La Čaputová, 45 anni, avvocatessa impegnata sul fronte dei diritti umani e della lotta alla corruzione e sostenitrice di un approccio alla politica più in linea con i valori dell’Ue, si muove in controtendenza con gli altri leader del Gruppo di Visegrad e rappresenta una speranza per le tendenze politiche anti-sovraniste. Il dato preoccupante del voto slovacco è l’avanzata dell’ultradestra rappresentata dal partito L’Sns, il quale, alla luce del voto europeo, risulta essere il terzo del Paese con il 12% dei voti. Da notare che nel 2014 aveva ottenuto poco meno del 2%.
Repubblica Ceca: un voto frammentato
Nella Repubblica Ceca il voto europeo ha visto prevalere Ano 2011, il partito del primo ministro Andrej Babiš, che ottiene il 21,2% dei voti. Si registra invece la crescita dell’Ods, il principale partito dell’opposizione, fondato dall’ex presidente euro-scettico Václav Klaus. Tre seggi vanno ai Pirati, formazione politica paragonata da alcuni ai Cinque Stelle; tre anche ai centristi di Top 09, Stand ed Sz, uno ai comunisti, due ai cristiano-democratici del Kdu-Čsl.
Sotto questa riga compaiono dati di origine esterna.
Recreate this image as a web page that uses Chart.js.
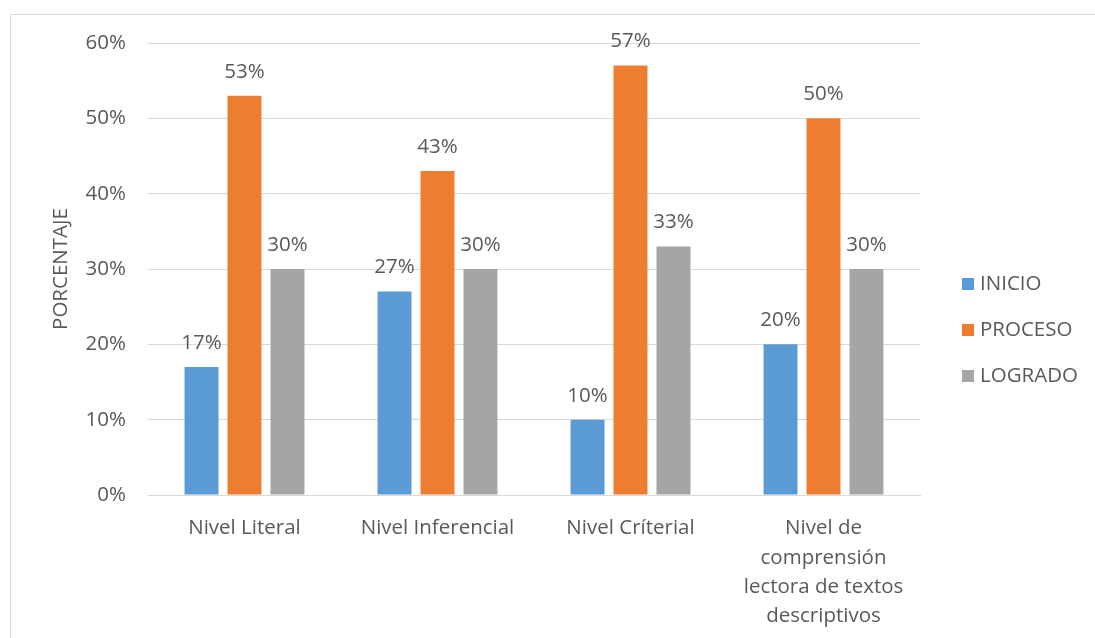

C’è da notare che la Repubblica Ceca risulta essere il Paese del Gruppo di Visegrad più euro-scettico. E i dati di Eurobarometro mostrano che i cittadini cechi sono tra i più scettici, all’interno dell’Ue, nei confronti delle Istituzioni di Bruxelles. Si sa inoltre che nel Paese è tuttora aperto il dibattito sull’uscita dall’Ue, anche se, secondo diversi sondaggi, la metà della popolazione ammette che l’ingresso nell’Ue ha prodotto vantaggi per la Repubblica Ceca. Se l’opinione pubblica ceca non sembra in generale molto incline all’europeismo, una parte della leadership politica nazionale non è da meno: gli esempi di maggior rilievo sono offerti dal premier Babiš che mostra apprezzamento per le politiche di Orbán e dal presidente Miloš Zeman che ha atteggiamenti anti-immigrazione e anti-islamici.